La verdadera entrega al Señor implica la voluntad de dejarse transformar totalmente por Él, sin ponerle barrerasen este proceso. Entonces, para que el Señor pueda actuar, hace falta nuestra disposición a cambiar. En la terminología bíblica, esto sería “hacer morir al hombre viejo”.
Ciertamente es un reto, porque aún solemos estar atrapados en nuestra naturaleza humana y actuamos de acuerdo a ella. Todavía no nos ha quedado bien en claro que esta naturaleza humana está herida, y que, al regirnos primordialmente según ella y continuar encerrados en nuestro propio yo, no podremos adquirir una perspectiva sobrenatural.
La Sagrada Escritura es muy clara al indicarnos que, en el proceso de transformación, es necesario dejar atrás la forma de pensar y actuar meramente naturales, para empezar a ver las cosas desde la perspectiva de Dios y en su luz.
Escuchemos un extracto del libro “Nuestra transformación en Cristo” del filósofo Dietrich von Hildebrand, que se lamenta de que a menudo incluso personas católicas y practicantes carecen de esta disposición al cambio:
“Existen muchos creyentes católicos que están dispuestos a dejarse cambiar sólo condicionalmente. Se esfuerzan por cumplir los mandamientos y por deshacerse de aquellos defectos que reconocen como pecaminosos. Pero no poseen la voluntad ni la disposición para llegar a ser ‘hombres nuevos’ en su totalidad, para romper con todos los criterios puramente naturales y considerarlo todo bajo la luz sobrenatural; no quieren decidirse a la ‘metanoia’ total, a la auténtica conversión. Con la conciencia tranquila se agarran, por tanto, a todo lo que les parece justificado según las normas naturales. Mantienen sin remordimientos su autoafirmación: por ejemplo, no se sienten obligados a amar a los enemigos, permiten que se despliegue su soberbia dentro de ciertos límites y creen tener derecho a defenderse de toda humillación con reacciones meramente naturales. Sin cuestionarlo pretenden ser honrados en el mundo, no quieren pasar por ‘locos de Cristo’, conceden derecho –dentro de ciertos límites– a los respetos humanos… En definitiva, quieren también ser aprobados a los ojos del mundo. No están dispuestos a romper totalmente con el mundo y sus pautas.”

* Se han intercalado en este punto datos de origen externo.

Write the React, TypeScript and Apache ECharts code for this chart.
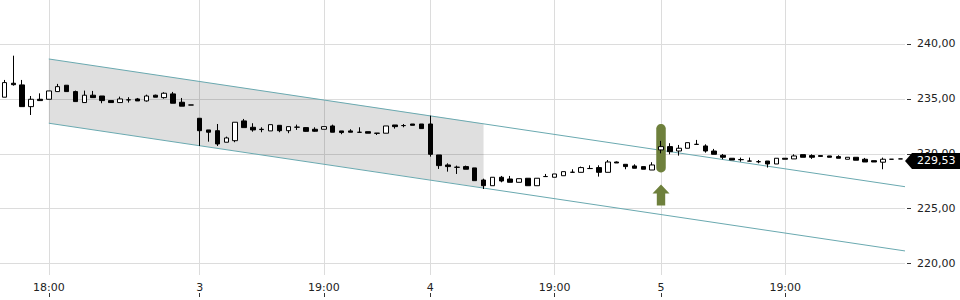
import React, { useEffect, useRef } from 'react';
import * as echarts from 'echarts';

// [open, close, low, high]
const candles: [number, number, number, number][] = [
  [235.15, 236.48, 235.15, 236.72],
  [236.42, 236.29, 236.2, 238.93],
  [236.27, 234.29, 234.29, 236.72],
  [234.29, 234.96, 233.53, 235.26],
  [234.96, 234.84, 234.84, 235.5],
  [234.96, 235.72, 234.96, 235.72],
  [235.66, 236.11, 235.66, 236.36],
  [236.24, 235.66, 235.66, 236.24],
  [235.66, 234.75, 234.75, 235.75],
  [234.66, 235.33, 234.66, 235.75],
  [235.33, 235.11, 235.11, 235.72],
  [235.26, 234.84, 234.6, 235.26],
  [234.84, 234.66, 234.66, 234.84],
  [234.66, 234.99, 234.66, 235.2],
  [234.9, 234.92, 234.66, 235.15],
  [234.99, 234.81, 234.81, 235.08],
  [234.81, 235.26, 234.75, 235.38],
  [235.33, 235.15, 235.15, 235.38],
  [235.11, 235.51, 235.02, 235.6],
  [235.45, 234.6, 234.6, 235.63],
  [234.69, 234.33, 234.33, 235.08],
  [234.44, 234.44, 234.44, 234.44],
  [233.23, 232.1, 230.71, 233.23],
  [232.17, 231.96, 231.1, 232.17],
  [232.1, 230.89, 230.71, 232.71],
  [231.05, 231.44, 231.05, 231.56],
  [231.19, 232.87, 231.05, 232.87],
  [232.99, 232.38, 232.38, 233.17],
  [232.41, 232.17, 232.01, 232.78],
  [232.23, 232.2, 231.96, 232.41],
  [232.08, 232.65, 232.08, 232.65],
  [232.59, 232.1, 231.96, 232.59],
  [232.1, 232.47, 231.87, 232.47],
  [232.41, 232.43, 232.17, 232.65],
  [232.38, 232.04, 232.01, 232.41],
  [232.23, 232.05, 232.01, 232.41],
  [232.23, 232.47, 232.23, 232.47],
  [232.53, 231.96, 231.96, 232.65],
  [232.08, 231.93, 231.78, 232.08],
  [232.08, 231.96, 231.96, 232.23],
  [231.96, 231.95, 231.95, 232.41],
  [232.01, 231.87, 231.87, 232.01],
  [231.88, 231.86, 231.71, 231.88],
  [231.87, 232.53, 231.87, 232.53],
  [232.62, 232.47, 232.29, 232.62],
  [232.56, 232.57, 232.41, 232.71],
  [232.71, 232.59, 232.59, 232.71],
  [232.71, 232.29, 232.29, 232.71],
  [232.71, 229.95, 229.74, 233.47],
  [229.89, 228.92, 228.62, 229.89],
  [228.98, 228.83, 228.37, 229.13],
  [228.78, 228.76, 228.16, 228.92],
  [228.83, 228.59, 228.59, 228.92],
  [228.71, 227.55, 227.55, 228.71],
  [227.61, 227.09, 226.79, 227.73],
  [227.09, 227.86, 227.09, 227.86],
  [227.86, 227.52, 227.4, 227.98],
  [227.7, 227.4, 227.4, 227.98],
  [227.4, 227.73, 227.4, 227.73],
  [227.77, 227.09, 227.09, 227.77],
  [227.09, 227.77, 227.09, 227.77],
  [227.92, 227.93, 227.92, 228.16],
  [227.86, 228.16, 227.86, 228.16],
  [228.0, 228.37, 228.0, 228.37],
  [228.31, 228.32, 228.31, 228.59],
  [228.31, 228.74, 228.31, 228.83],
  [228.65, 228.66, 228.65, 228.95],
  [228.74, 228.31, 227.92, 228.95],
  [228.31, 229.25, 228.31, 229.43],
  [229.25, 229.16, 229.16, 229.3],
  [229.04, 228.83, 228.59, 229.04],
  [228.89, 228.68, 228.68, 229.04],
  [228.83, 228.59, 228.59, 228.83],
  [228.52, 228.98, 228.52, 229.23],
  [230.35, 230.65, 230.04, 231.17],
  [230.65, 230.19, 229.95, 230.96],
  [230.25, 230.5, 229.83, 230.8],
  [230.5, 231.01, 230.5, 231.01],
  [230.86, 230.85, 230.85, 231.26],
  [230.71, 230.25, 230.1, 230.86],
  [230.25, 229.95, 229.95, 230.44],
  [229.86, 229.68, 229.5, 229.98],
  [229.59, 229.43, 229.43, 229.59],
  [229.47, 229.46, 229.28, 229.65],
  [229.34, 229.33, 229.33, 229.65],
  [229.28, 229.27, 229.13, 229.43],
  [229.34, 229.07, 228.74, 229.34],
  [229.07, 229.59, 229.07, 229.59],
  [229.59, 229.5, 229.5, 229.59],
  [229.53, 229.8, 229.53, 229.95],
  [229.92, 229.68, 229.68, 229.92],
  [229.83, 229.68, 229.53, 229.95],
  [229.83, 229.76, 229.74, 229.83],
  [229.8, 229.68, 229.68, 229.8],
  [229.74, 229.59, 229.59, 229.86],
  [229.5, 229.68, 229.5, 229.68],
  [229.68, 229.41, 229.41, 229.68],
  [229.5, 229.25, 229.25, 229.62],
  [229.37, 229.25, 229.25, 229.37],
  [229.23, 229.5, 228.59, 229.65],
  [229.5, 229.5, 229.5, 229.5],
  [229.53, 229.53, 229.53, 229.53],
];

const categories = candles.map((_, i) => String(i));

const timeTickIndex = [5, 22, 36, 48, 62, 74, 88];
const timeTickLabels = ['18:00', '3', '19:00', '4', '19:00', '5', '19:00'];

const priceTicks = [220, 225, 230, 235, 240];
const priceMin = 218.96;
const priceMax = 244.0;

const channelUpper = [[5, 238.63], [101.5, 227.0]];
const channelLower = [[5, 232.78], [101.5, 221.15]];
const shadedArea = [[5, 238.63], [54, 232.76], [54, 226.91], [5, 232.78]];

const signalIndex = 74;
const signalHigh = 232.7;
const signalLow = 228.3;

const lastPrice = 229.53;

const FONT = 'DejaVu Sans';
const fmtPrice = (v: number) => v.toFixed(2).replace('.', ',');

export default function App() {
  const ref = useRef<HTMLDivElement>(null);

  useEffect(() => {
    if (!ref.current) return;
    const chart = echarts.init(ref.current, undefined, { renderer: 'svg' });
    const xMin = -0.5;
    const xMax = candles.length - 0.5;
    const labelMap: Record<number, string> = {};
    timeTickIndex.forEach((v, i) => (labelMap[v] = timeTickLabels[i]));

    const option: any = {
      animation: false,
      textStyle: { fontFamily: FONT },
      grid: { left: 0, right: 55, top: 0, bottom: 25, containLabel: false },
      xAxis: [
        {
          type: 'category',
          data: categories,
          show: false,
          boundaryGap: true,
          axisLine: { onZero: false },
        },
        {
          type: 'value',
          min: xMin,
          max: xMax,
          position: 'bottom',
          axisLine: { show: false, onZero: false },
          axisTick: { show: false, customValues: timeTickIndex },
          axisLabel: {
            customValues: timeTickIndex,
            formatter: (v: number) => labelMap[v] ?? '',
            fontSize: 11,
            fontFamily: FONT,
            color: '#222',
            margin: 7,
          },
          splitLine: { show: true, lineStyle: { color: '#dcdcdc', width: 1 } },
        },
        {
          type: 'value',
          min: xMin,
          max: xMax,
          position: 'bottom',
          offset: 18,
          axisLine: { show: false, onZero: false },
          axisTick: { show: true, length: 4, customValues: timeTickIndex, lineStyle: { color: '#333' } },
          axisLabel: { show: false, customValues: timeTickIndex },
          splitLine: { show: false },
        },
      ],
      yAxis: [
        {
          type: 'value',
          position: 'right',
          min: priceMin,
          max: priceMax,
          offset: 2,
          axisLine: { show: false, onZero: false },
          axisTick: { show: true, length: 4, customValues: priceTicks, lineStyle: { color: '#333' } },
          axisLabel: {
            customValues: priceTicks,
            formatter: (v: number) => fmtPrice(v),
            fontSize: 11,
            fontFamily: FONT,
            color: '#222',
            margin: 10,
          },
          splitLine: { show: true, lineStyle: { color: '#dcdcdc', width: 1 } },
        },
      ],
      series: [
        {
          type: 'custom',
          name: 'shade',
          xAxisIndex: 1,
          yAxisIndex: 0,
          z: 1,
          silent: true,
          data: [shadedArea[0]],
          renderItem: (_p: any, api: any) => ({
            type: 'polygon',
            shape: { points: shadedArea.map((p) => api.coord(p)) },
            style: { fill: 'rgba(0,0,0,0.125)' },
          }),
        },
        {
          type: 'line',
          name: 'upper',
          xAxisIndex: 1,
          yAxisIndex: 0,
          z: 2,
          silent: true,
          symbol: 'none',
          data: channelUpper,
          lineStyle: { color: '#6aa9b0', width: 1 },
        },
        {
          type: 'line',
          name: 'lower',
          xAxisIndex: 1,
          yAxisIndex: 0,
          z: 2,
          silent: true,
          symbol: 'none',
          data: channelLower,
          lineStyle: { color: '#6aa9b0', width: 1 },
        },
        {
          type: 'custom',
          name: 'signal',
          xAxisIndex: 1,
          yAxisIndex: 0,
          z: 3,
          clip: false,
          silent: true,
          data: [[signalIndex, signalHigh, signalLow]],
          renderItem: (_p: any, api: any) => {
            const top = api.coord([api.value(0), api.value(1)]);
            const bot = api.coord([api.value(0), api.value(2)]);
            const cx = top[0];
            const b = bot[1];
            const fill = '#6e803c';
            return {
              type: 'group',
              children: [
                {
                  type: 'rect',
                  shape: { x: cx - 4.75, y: top[1], width: 9.5, height: b - top[1], r: 4.5 },
                  style: { fill },
                },
                {
                  type: 'polygon',
                  shape: {
                    points: [
                      [cx, b + 12],
                      [cx + 8.5, b + 21],
                      [cx + 4.2, b + 21],
                      [cx + 4.2, b + 33],
                      [cx - 4.2, b + 33],
                      [cx - 4.2, b + 21],
                      [cx - 8.5, b + 21],
                    ],
                  },
                  style: { fill },
                },
              ],
            };
          },
        },
        {
          type: 'candlestick',
          name: 'price',
          xAxisIndex: 0,
          yAxisIndex: 0,
          z: 4,
          barWidth: 5,
          data: candles,
          itemStyle: {
            color: '#ffffff',
            color0: '#000000',
            borderColor: '#000000',
            borderColor0: '#000000',
            borderWidth: 1,
          },
        },
        {
          type: 'custom',
          name: 'last',
          xAxisIndex: 1,
          yAxisIndex: 0,
          z: 5,
          clip: false,
          silent: true,
          data: [[xMax, lastPrice]],
          renderItem: (_p: any, api: any) => {
            const c = api.coord([api.value(0), api.value(1)]);
            const x = c[0];
            const y = c[1] + 2;
            const w = api.getWidth();
            return {
              type: 'group',
              children: [
                {
                  type: 'polygon',
                  shape: { points: [[x, y], [x + 7, y - 8], [w, y - 8], [w, y + 8], [x + 7, y + 8]] },
                  style: { fill: '#000' },
                },
                {
                  type: 'text',
                  x: x + 12,
                  y: y,
                  style: {
                    text: fmtPrice(lastPrice),
                    fill: '#fff',
                    fontSize: 11,
                    fontFamily: FONT,
                    verticalAlign: 'middle',
                    align: 'left',
                  },
                },
              ],
            };
          },
        },
      ],
    };
    chart.setOption(option);
    return () => chart.dispose();
  }, []);

  return (
    <div
      ref={ref}
      style={{ position: 'fixed', left: 0, top: 0, width: 960, height: 300, background: '#fff' }}
    />
  );
}
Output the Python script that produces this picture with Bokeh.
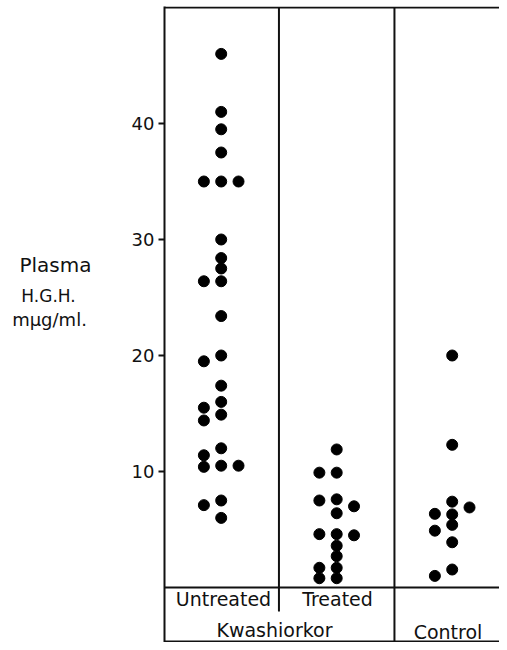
from bokeh.plotting import figure
from bokeh.layouts import row
from bokeh.models import Range1d, FixedTicker, Span, Label, ColumnDataSource
from bokeh.embed import file_html
from bokeh.resources import INLINE

# ---- data (Plasma H.G.H., mµg/ml) ----
groups = ["Untreated", "Treated", "Control"]
untreated_left = [35, 26.4, 19.5, 15.5, 14.4, 11.4, 10.4, 7.1]
untreated_mid = [46, 41, 39.5, 37.5, 35, 30, 28.4, 27.5, 26.4, 23.4, 20,
                 17.4, 16, 14.9, 12, 10.5, 7.5, 6.0]
untreated_right = [35, 10.5]
treated_left = [9.9, 7.5, 4.6, 1.7, 0.8]
treated_mid = [11.9, 9.9, 7.6, 6.4, 4.6, 3.6, 2.7, 1.7, 0.8]
treated_right = [7.0, 4.5]
control_left = [6.35, 4.9, 1.0]
control_mid = [20, 12.3, 7.4, 6.3, 5.4, 3.9, 1.55]
control_right = [6.9]
y_ticks = [10, 20, 30, 40]

# ---- layout helpers (reference pixel -> data units) ----
PX_PER_X = 115.5
X0_PAGE = 220.7
PX_PER_Y = 11.6
Y0_PAGE = 592.0
SHIFT_Y = 5          # whole picture moved up a little to fit the window
W_TOTAL, H_TOTAL = 499, 642
W_LEFT = 120


def xd(px):
    return 1 + (px - X0_PAGE) / PX_PER_X


def yd(py):
    return (Y0_PAGE - py) / PX_PER_Y


DODGE = 0.15
FONT = "DejaVu Sans"
INK = "#111111"

xs, ys = [], []
series = [
    (1, untreated_left, untreated_mid, untreated_right),
    (2, treated_left, treated_mid, treated_right),
    (3, control_left, control_mid, control_right),
]
for g, left, mid, right in series:
    for vals, off in ((left, -DODGE), (mid, 0.0), (right, DODGE)):
        for v in vals:
            xs.append(g + off)
            ys.append(v)

src = ColumnDataSource(dict(x=xs, y=ys))

p = figure(width=W_TOTAL - W_LEFT, height=H_TOTAL,
           x_range=Range1d(xd(164), xd(W_TOTAL)),
           y_range=Range1d(yd(H_TOTAL + SHIFT_Y), yd(11)),
           output_backend="svg", toolbar_location=None,
           x_axis_location=None,
           min_border_left=164 - W_LEFT, min_border_right=0,
           min_border_top=11 - SHIFT_Y, min_border_bottom=0)
p.outline_line_color = None
p.xgrid.visible = False
p.ygrid.visible = False
p.background_fill_color = "white"
p.border_fill_color = "white"

ax = p.yaxis[0]
ax.ticker = FixedTicker(ticks=y_ticks)
ax.axis_line_width = 2
ax.axis_line_color = INK
ax.major_tick_line_width = 2
ax.major_tick_line_color = INK
ax.major_tick_out = 6
ax.major_tick_in = 0
ax.minor_tick_out = 0
ax.minor_tick_in = 0
ax.major_label_text_font = FONT
ax.major_label_text_font_size = "18px"
ax.major_label_text_color = INK
ax.major_label_standoff = 4

# frame lines
for loc in (50, 0, yd(646)):
    p.add_layout(Span(location=loc, dimension="width", line_color=INK, line_width=2))
p.segment(x0=[1.5, 2.5], y0=[50, 50], x1=[1.5, 2.5], y1=[yd(616), yd(647)],
          line_color=INK, line_width=2)

p.scatter("x", "y", source=src, size=11, color="black")


def lab(fig, x, y, text, size):
    fig.add_layout(Label(x=x, y=y, text=text, text_align="center",
                         text_baseline="middle", text_font=FONT,
                         text_font_size=size, text_color=INK))


lab(p, xd(223), yd(603), "Untreated", "19px")
lab(p, xd(337), yd(603), "Treated", "19px")
lab(p, xd(274), yd(634), "Kwashiorkor", "19px")
lab(p, xd(447.5), yd(636), "Control", "19px")

# left panel holding the y-axis title
q = figure(width=W_LEFT, height=H_TOTAL,
           x_range=Range1d(0, W_LEFT), y_range=Range1d(H_TOTAL + SHIFT_Y, SHIFT_Y),
           output_backend="svg", toolbar_location=None,
           x_axis_location=None, y_axis_location=None,
           min_border_left=0, min_border_right=0,
           min_border_top=0, min_border_bottom=0)
q.outline_line_color = None
q.xgrid.visible = False
q.ygrid.visible = False
q.background_fill_color = "white"
q.border_fill_color = "white"

lab(q, 55, 266, "Plasma", "20px")
lab(q, 48, 297, "H.G.H.", "17px")
lab(q, 49, 321, "mμg/ml.", "18px")

layout = row(q, p, spacing=0)
open("out.html", "w").write(file_html(layout, INLINE))
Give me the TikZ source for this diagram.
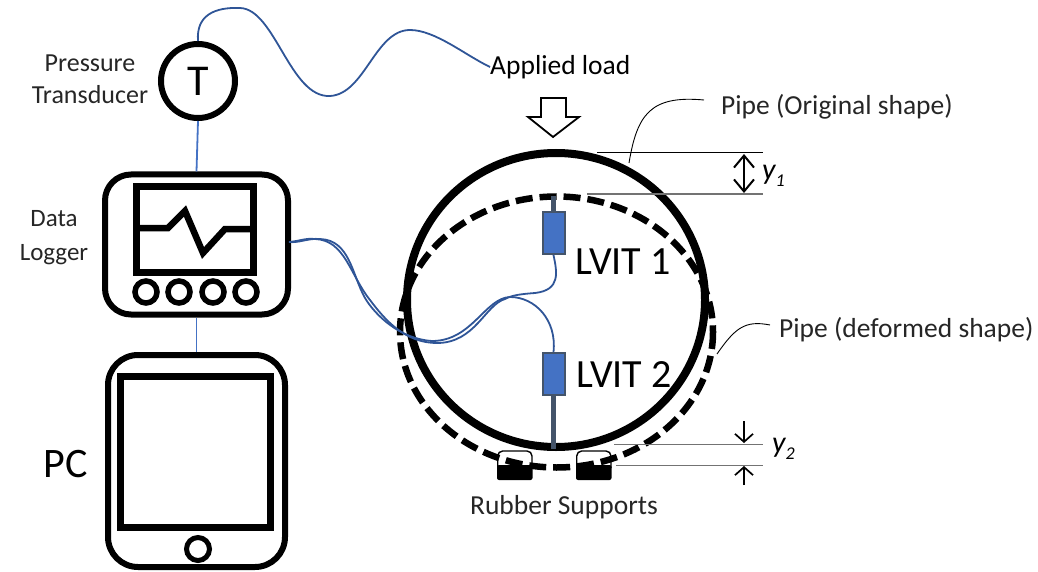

Podemos darnos cuenta de que aquí nos adentramos en una dimensión más seria del seguimiento del Señor, que va más allá de una vida piadosa en la que aún no se ha comprendido la necesidad de la transformación interior. Posiblemente algunos pondrían objeción, diciendo que una intensidad tal en el seguimiento de Cristo cuenta, en primera instancia, para religiosos y almas consagradas.
¡Pero no es así!
Por supuesto que aquellos que han abandonado el mundo por causa de Cristo están particularmente comprometidos con este llamado, porque todo su estilo de vida se orienta a esta entrega total e incondicional. Pero recordemos que las cartas de San Pablo, en las que habla de despojarse del hombre viejo y revestirse del nuevo, están dirigidas a las comunidades; y por tanto, se extienden a todos los cristianos en general. Esta invitación se dirige, entonces, a todo aquel que quiera seguir al Señor con todo su corazón.
Para terminar, resumamos la meditación de este día…
Para vivir un intenso seguimiento de Cristo, se requiere el anhelo de convertirse en un hombre nuevo, que corresponda cada vez más a lo que el Señor le concedió en su Bautismo.
Para ello, debemos estar dispuestos a dejarnos transformar totalmente por Él, a despojarnos del hombre viejo y a cooperar en este proceso de transformación.
El enfoque interior ha de estar totalmente puesto en Dios y en querer agradarle a Él.
Si nos damos cuenta de que aún no tenemos lo suficiente este anhelo o incluso sentimos como un bloqueo interior que se resiste a una transformación, pidámosle al Espíritu Santo que nos conceda el deseo de dejarnos moldear por el Señor. No debemos tener miedo de que podríamos perder algo que pertenece a nuestra esencia, como Dios nos ha creado. Antes bien, nos despojaremos de aquello que no hace parte de la imagen de Dios en nosotros.